§ Exercise
Working from the top of the listing below, retype each line through the line containing "1e-1, 1, 10]", both included, with no pictures.

§ Provided data

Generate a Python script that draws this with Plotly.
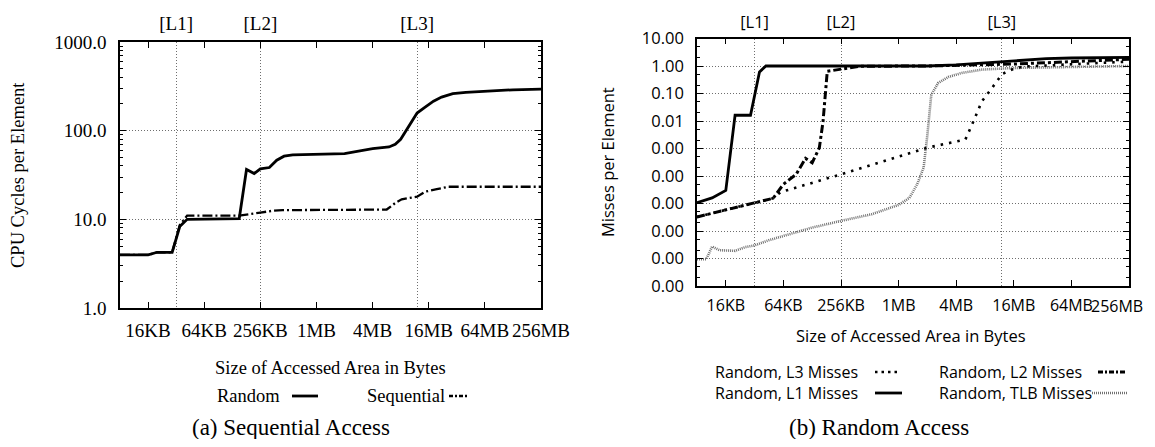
import math
import plotly.graph_objects as go

# the page places the figure 8px from the top-left corner of the window;
# keep the figure small enough that the page never overflows the window
OFF = 8
W, H = 1155 - 2 * OFF, 447 - 2 * OFF

# ---------------- data (sizes in KB) ----------------
size_ticks_kb = [16, 64, 256, 1024, 4096, 16384, 65536, 262144]
size_tick_labels = ["16KB", "64KB", "256KB", "1MB", "4MB", "16MB", "64MB", "256MB"]
cache_kb = [32, 256, 12288]
cache_labels = ["[L1]", "[L2]", "[L3]"]

cyc_ticks = [1, 10, 100, 1000]
cyc_tick_labels = ["1.0", "10.0", "100.0", "1000.0"]
miss_ticks = [1e-8, 1e-7, 1e-6, 1e-5, 1e-4, 1e-3, 1e-2, 1e-1, 1, 10]

rand_x = [8, 16, 20, 29, 35, 42, 152, 182, 220, 256, 320, 384, 460, 570, 2048, 4096,
          6144, 7168, 8192, 10240, 12288, 15000, 18432, 22528, 29696, 40960, 65536,
          131072, 262144]
rand_y = [3.97, 3.97, 4.25, 4.25, 8.3, 10.0, 10.2, 36.5, 32.9, 37.1, 38.4, 46.4, 51.5,
          53.3, 55.2, 62.8, 65.5, 70.2, 80, 115, 158, 184, 215, 239, 261, 270, 279,
          289, 294]

seq_x = [8, 16, 20, 29, 35, 42, 152, 195, 256, 348, 444, 2048, 5800, 7300, 8400, 12288,
         15000, 20000, 26600, 262144]
seq_y = [3.97, 3.97, 4.25, 4.25, 8.6, 11.0, 11.0, 11.5, 11.9, 12.5, 12.7, 12.8, 12.9,
         15.5, 16.8, 18.0, 20.5, 21.9, 23.3, 23.3]

l1_x = [8, 11.5, 16, 20, 29, 36, 42, 2048, 4096, 7800, 12900, 35800, 65536, 262144]
l1_y = [1.07e-5, 1.6e-5, 3.0e-5, 0.0162, 0.0162, 0.606, 1.0, 1.0, 1.09, 1.28, 1.48,
        1.85, 1.95, 2.06]

l2_x = [8, 16, 32, 50, 64, 87, 109, 128, 152, 166, 184, 256, 400, 2048, 16384, 262144]
l2_y = [3.24e-6, 5.8e-6, 1.02e-5, 1.55e-5, 5.0e-5, 1.15e-4, 4.36e-4, 3.02e-4, 1.07e-3,
        9.3e-3, 0.64, 0.757, 0.98, 1.0, 1.18, 1.75]

l3_x = [8, 16, 32, 50, 60, 256, 2048, 5100, 6000, 7600, 9700, 12400, 17000, 23000, 262144]
l3_y = [3.24e-6, 5.8e-6, 1.02e-5, 1.55e-5, 2.6e-5, 1.15e-4, 1.07e-3, 2.1e-3, 7.4e-3,
        0.052, 0.16, 0.51, 0.85, 0.97, 1.45]

tlb_x = [8, 10, 11.5, 13.8, 20, 25.6, 32, 45, 64, 128, 256, 540, 1024, 1330, 1600, 1870,
         2048, 2250, 2650, 3400, 4700, 7600, 16384, 262144]
tlb_y = [9.4e-8, 9.4e-8, 2.7e-7, 2.0e-7, 1.9e-7, 2.6e-7, 3.0e-7, 4.6e-7, 6.6e-7, 1.33e-6,
         2.33e-6, 4.1e-6, 8.9e-6, 1.6e-5, 5.0e-5, 2.0e-4, 3.2e-3, 0.091, 0.24, 0.40,
         0.56, 0.74, 0.85, 1.0]

# ---------------- helpers (window pixels -> paper fractions) ----------------
def px(x):
    return (x - OFF) / W

def py(y):
    return 1 - (y - OFF) / H

def kb(v):
    return [a * 1024 for a in v]

XR = [math.log10(8 * 1024), math.log10(262144 * 1024)]

SERIF = "Liberation Serif"
SANS = "Open Sans"
GRIDC = "#6e6e6e"

# right panel: last label is drawn right-aligned to the page edge (as in the reference)
right_tick_text = size_tick_labels[:-1] + [""]

fig = go.Figure()

# left panel traces
fig.add_trace(go.Scatter(x=kb(seq_x), y=seq_y, mode="lines", xaxis="x", yaxis="y",
                         line=dict(color="black", width=2.3, dash="10px,3px,2px,3px"),
                         showlegend=False))
fig.add_trace(go.Scatter(x=kb(rand_x), y=rand_y, mode="lines", xaxis="x", yaxis="y",
                         line=dict(color="black", width=2.8), showlegend=False))
# carrier traces so the cache-level axes (top) are drawn
fig.add_trace(go.Scatter(x=kb(cache_kb), y=[None] * len(cache_kb), mode="lines",
                         xaxis="x2", yaxis="y", showlegend=False, hoverinfo="skip"))
fig.add_trace(go.Scatter(x=kb(cache_kb), y=[None] * len(cache_kb), mode="lines",
                         xaxis="x4", yaxis="y3", showlegend=False, hoverinfo="skip"))

# right panel traces
fig.add_trace(go.Scatter(x=kb(tlb_x), y=tlb_y, mode="lines", xaxis="x3", yaxis="y3",
                         line=dict(color="#707070", width=2.6, dash="1px,1px"),
                         showlegend=False))
fig.add_trace(go.Scatter(x=kb(l3_x), y=l3_y, mode="lines", xaxis="x3", yaxis="y3",
                         line=dict(color="black", width=2.6, dash="2.5px,6px"),
                         showlegend=False))
fig.add_trace(go.Scatter(x=kb(l2_x), y=l2_y, mode="lines", xaxis="x3", yaxis="y3",
                         line=dict(color="black", width=3, dash="8px,3px,3px,3px"),
                         showlegend=False))
fig.add_trace(go.Scatter(x=kb(l1_x), y=l1_y, mode="lines", xaxis="x3", yaxis="y3",
                         line=dict(color="black", width=2.8), showlegend=False))

def minor_vals(lo, hi, mults):
    out = []
    for e in range(lo, hi):
        for m in mults:
            out.append(m * 10 ** e)
    return out

common_x = dict(type="log", range=XR, ticks="inside", ticklen=6, tickwidth=1,
                tickcolor="black", showline=True, linecolor="black", linewidth=1.5,
                mirror="ticks", showgrid=False, zeroline=False, tickangle=0,
                automargin=False, ticklabeloverflow="allow")

L1 = [120, 541, 42, 308]     # left, right, top, bottom (window px)
R1 = [697, 1129, 38.5, 286]

fig.update_layout(
    width=W, height=H,
    margin=dict(l=0, r=0, t=0, b=0, pad=0),
    paper_bgcolor="white", plot_bgcolor="white",
    xaxis=dict(**common_x, domain=[px(L1[0]), px(L1[1])], anchor="y",
               tickvals=kb(size_ticks_kb), ticktext=size_tick_labels,
               tickfont=dict(family=SERIF, size=19, color="black"),
               ticklabelstandoff=4),
    xaxis2=dict(type="log", range=XR, overlaying="x", side="top", anchor="y",
                tickvals=kb(cache_kb), ticktext=cache_labels, ticks="",
                showline=False, showgrid=True, gridcolor=GRIDC, gridwidth=1,
                griddash="1px,2px", zeroline=False, tickangle=0, automargin=False,
                tickfont=dict(family=SERIF, size=19, color="black"),
                ticklabelstandoff=7),
    yaxis=dict(type="log", range=[0, 3], domain=[py(L1[3]), py(L1[2])], anchor="x",
               tickvals=cyc_ticks, ticktext=cyc_tick_labels, automargin=False,
               ticks="inside", ticklen=6, tickcolor="black", showline=True,
               linecolor="black", linewidth=1.5, mirror="ticks",
               showgrid=True, gridcolor=GRIDC, gridwidth=1, griddash="1px,2px",
               zeroline=False,
               minor=dict(tickvals=minor_vals(0, 3, [2, 3, 4, 5, 6, 7, 8, 9]),
                          ticks="inside", ticklen=3, tickcolor="black", showgrid=False),
               tickfont=dict(family=SERIF, size=19, color="black"),
               ticklabelstandoff=8),
    xaxis3=dict(**common_x, domain=[px(R1[0]), px(R1[1])], anchor="y3",
                tickvals=kb(size_ticks_kb), ticktext=right_tick_text,
                tickfont=dict(family=SANS, size=16, color="black"),
                ticklabelstandoff=4),
    xaxis4=dict(type="log", range=XR, overlaying="x3", side="top", anchor="y3",
                tickvals=kb(cache_kb), ticktext=cache_labels, ticks="",
                showline=False, showgrid=True, gridcolor=GRIDC, gridwidth=1,
                griddash="1px,2px", zeroline=False, tickangle=0, automargin=False,
                tickfont=dict(family=SANS, size=16.5, color="black"),
                ticklabelstandoff=6),
    yaxis3=dict(type="log", range=[-8, 1], domain=[py(R1[3]), py(R1[2])], anchor="x3",
                tickvals=miss_ticks, ticktext=[f"{v:.2f}" for v in miss_ticks],
                automargin=False,
                ticks="inside", ticklen=6, tickcolor="black", showline=True,
                linecolor="black", linewidth=1.5, mirror="ticks",
                showgrid=True, gridcolor=GRIDC, gridwidth=1, griddash="1px,2px",
                zeroline=False,
                minor=dict(tickvals=minor_vals(-8, 1, [2, 5]),
                           ticks="inside", ticklen=3, tickcolor="black", showgrid=False),
                tickfont=dict(family=SANS, size=16.5, color="black"),
                ticklabelstandoff=8),
)

ann = []
def text(x, y, s, fam, size, angle=0, xanchor="center"):
    ann.append(dict(x=px(x), y=py(y), xref="paper", yref="paper", text=s,
                    showarrow=False, textangle=angle, xanchor=xanchor, yanchor="middle",
                    font=dict(family=fam, size=size, color="black")))

# last tick label of the right panel
text(1145, 306, size_tick_labels[-1], SANS, 16, xanchor="right")

# axis titles
text(18, 175, "CPU Cycles per Element", SERIF, 18.5, -90)
text(330, 368, "Size of Accessed Area in Bytes", SERIF, 18.5)
text(607, 162, "Misses per Element", SANS, 16.5, -90)
text(911, 335, "Size of Accessed Area in Bytes", SANS, 16.5)

# legends (text)
text(215, 396, "Random", SERIF, 18.5, xanchor="left")
text(365, 396, "Sequential", SERIF, 18.5, xanchor="left")
text(713, 372, "Random, L3 Misses", SANS, 16, xanchor="left")
text(937, 372, "Random, L2 Misses", SANS, 16, xanchor="left")
text(713, 393, "Random, L1 Misses", SANS, 16, xanchor="left")
text(937, 393, "Random, TLB Misses", SANS, 16, xanchor="left")

# captions
text(291, 427, "(a) Sequential Access", SERIF, 23)
text(879, 427, "(b) Random Access", SERIF, 23)

shapes = []
def sample(x0, x1, y, width, dash, color="black"):
    shapes.append(dict(type="line", xref="paper", yref="paper", x0=px(x0), x1=px(x1),
                       y0=py(y), y1=py(y),
                       line=dict(color=color, width=width, dash=dash)))

sample(292, 318, 396, 2.8, "solid")
sample(449, 468, 396, 2.3, "4px,2px,2px,2px")
sample(875, 901, 372, 2.6, "2.5px,4px")
sample(1098, 1127, 372, 3, "5px,2px,2px,2px")
sample(875, 902, 393, 2.8, "solid")
sample(1092, 1127, 393, 2.6, "1px,1px", "#707070")

fig.update_layout(annotations=ann, shapes=shapes)

fig.write_html("out.html")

§ Output for this exercise
Generate a Python script that draws this with Plotly.
import math
import plotly.graph_objects as go

# the page places the figure 8px from the top-left corner of the window;
# keep the figure small enough that the page never overflows the window
OFF = 8
W, H = 1155 - 2 * OFF, 447 - 2 * OFF

# ---------------- data (sizes in KB) ----------------
size_ticks_kb = [16, 64, 256, 1024, 4096, 16384, 65536, 262144]
size_tick_labels = ["16KB", "64KB", "256KB", "1MB", "4MB", "16MB", "64MB", "256MB"]
cache_kb = [32, 256, 12288]
cache_labels = ["[L1]", "[L2]", "[L3]"]

cyc_ticks = [1, 10, 100, 1000]
cyc_tick_labels = ["1.0", "10.0", "100.0", "1000.0"]
miss_ticks = [1e-8, 1e-7, 1e-6, 1e-5, 1e-4, 1e-3, 1e-2, 1e-1, 1, 10]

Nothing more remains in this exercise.